RE: got a question - learning to fly the nose!
The best reason for "flying the nose" is it's more intuitive when you get moving instead of hovering. Eventually you'll need to have the heli's frame of reference governing your control movements, and every other flight action is relative to the direction the nose and rotor disc are pointing. Just control it like driving a car, and "steer" left and right with the left stick.
BTW, don't try to jump to nose in. You'll get it quicker and with fewer crashes if you gradually inflate a figure eight from simple side to side motions: first step is moving the heli left and right, tail in, until you can keep it going slowly and smoothly from abot 20 feet to the left to twenty feet to the right, at a constant speed and altitude. This will teach you how to hover up to almost completely side in both left and right, but you won't even realize it while you're doing it <g>.

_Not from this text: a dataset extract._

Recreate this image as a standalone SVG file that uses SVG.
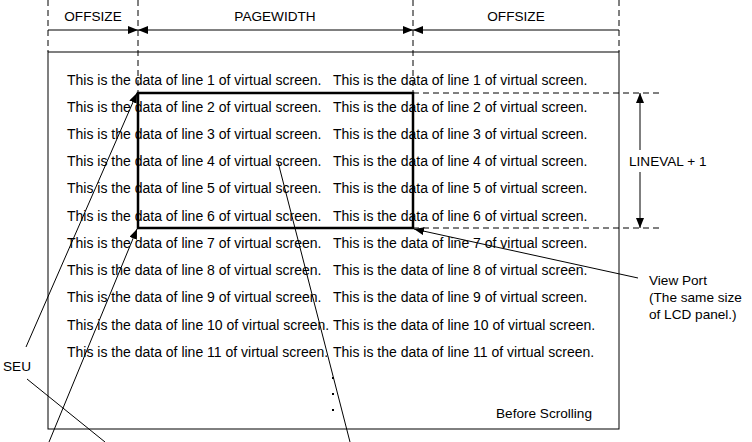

Once you have that down to a science, then start turning it a bit toward the direction it's going-- left when going right to left, and right going left to right. Keep at that until you can turn it directly into the line of travel, so you fly left to right, turn 180 degrees left, fly right to left, turn 180 degrees right, then left to right and so on, still slowly and at constant altitude.
When you're comfortable with that, the inflating starts-- gradually, instead of just piroing at the end, keep moving forward a little as you turn, and turn a little bit more at each end, slowly making the left-right and right-left legs push out so that instead of the same line they are two lines that cross. Now you're flying a figure 8.
The above will teach you more about orientations than just trying to hover, and it will also get you started in FF in different orientations instead of just the hover so you don't get stuck. The end of this set of exercises is when you can fly continuous steady circles in both sides of the eight, and when the heli crosses the center it is flying directly towards you. If you have been concentrating on maintaining a constant altitude and (slow) speed, then at that point you can slow to a stop and hover nose-in without any additional training.